Recife, 16 de janeiro de 1977
Hermilo: estou vindo – como algumas milhares de vezes aconteceu contigo –do teatro. Não era mesmo um teatro, uma casa de espetáculos com camarins e palco. A bilheteria era uma mesinha, o coquetel uma batidinha de limão, mas tudo feito com muito carinho, podes crer. Até ias gostar do amendoim cozinhado (ainda estava quentinho), os carocinhos descascados, servido em bandejas, para se jogar de punhado na boca: cuidados de Margarida. Daí estás vendo, mas quero te contar cá de baixo, da “zona do agrião”. Grandão, que fez o cenário, não sei como se mantém em pé. Fez mesmo, serrando no serrote, e também o figurino, e trouxe num saco às costas uns restos de umas latas de tinta para pintar os cartazes que pedes para a boca de cena, e mais cartolinas com sarrafos apanhados no lixo de uma serraria na Ilha do Maruim. Falta fazer os cartazes de rua, para o que já providenciou um pedaço de tela de silk-screen e vai recortar os letreiros (os possíveis patrocinadores despediram-no, a ele e a Fábio, com um simples NÃO). Na falta de outro papel dei-lhes a ideia de imprimir sobre jornais velhos. Guilherme, o diretor da peça, plantou-se dia e noite na máquina de costura e, fazendo milagre dos pães, emendando fazendas, deu à luz cinquenta e tantas fantasias, além de perneiras, capacetes, máscaras, botinas, mas aí já estou de novo no terreno de Grandão e outros.
Atores e atrizes estão com as pontas de dedo roídas e calos nas mãos, além da garganta seca de gritar para casas vazias. Apanharam barro do talude da estrada para modelar formas de máscaras, etc. (algumas como a da cartola em cima de uma tábula, te lembraria coisas da escultura “dadá” ou quadro de René Magritte). Atores abandonaram a peça por um motivo inacreditável: não ter o dinheiro da passagem de ônibus. Cada um copiou do próprio punho a sua parte por não ter dinheiro para comprar o livro.
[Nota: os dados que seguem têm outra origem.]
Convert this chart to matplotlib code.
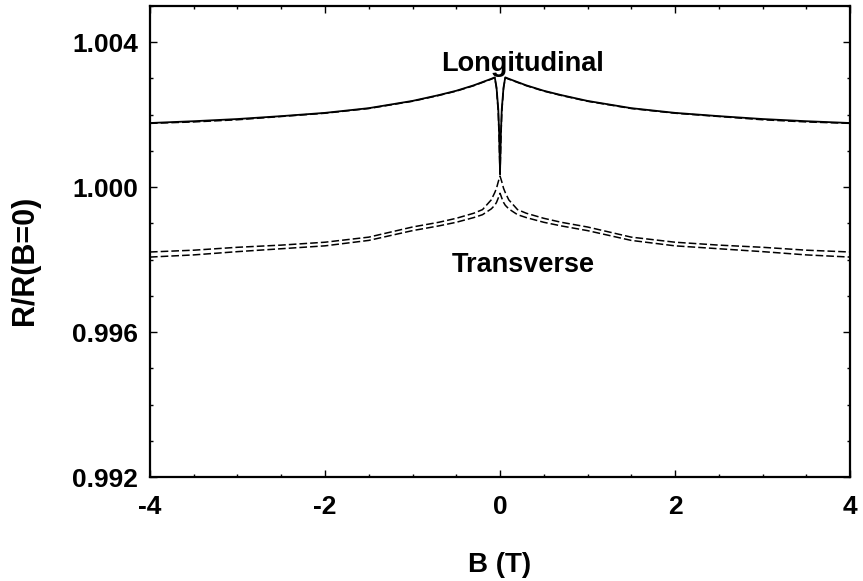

No sábado em que deram duas apresentações, e, trabalharam das cinco às 11 no palco, cotizaram-se para a janta com o dinheiro que cada um trazia no bolso. pois a bilheteria deu déficit – tinham de pagar 600 ao teatro onde estavam, 180 de direitos autorais, músicos, bilheteiro, gorjeta aos funcionários, imposto sobre não sei o quê– e depois de receberem ameaças em lugar dos sonhados aplausos, deu para cada um tomar um, único, guaraná (sem bolo). Por isso estão agora no terracinho da Biblioteca Pública, no Parque Treze de Maio, e alegra-te, porque ao menos esta, Margarida Matheus de Lima, que nem sei se te conhecia pessoalmente, não te faltou. Inda promoveu uma expoziçãozinha dos desenhos que fiz para os slides no saguão da Biblioteca, pregando ela própria com durex as cartolinas nos painéis. Infelizmente ontem a máquina projetora pifou. Sabes de alguém que pudesse emprestar uma? Miguel está se virando com spot-latas, refletores improvisados com latas de tinta vazias. Vê aí quem ficou no lugar de Terpsícore. A representação está linda, muita coisa você não imaginaria que os meninos do Vivencial tivessem estofo de criar, com sol, cena, beleza plástica, espetáculo. Eu me surpreendi. Eu vi teatro nascendo.
E às vezes te via nas coxias ou junto de mim como no pastoril do Janga, procurando o último tostão para dá-lo a uma pastora que apesar de ter dançado e cantado a noite inteira ainda não tinha descolado.
Não tenho visto os teus amigos na plateia.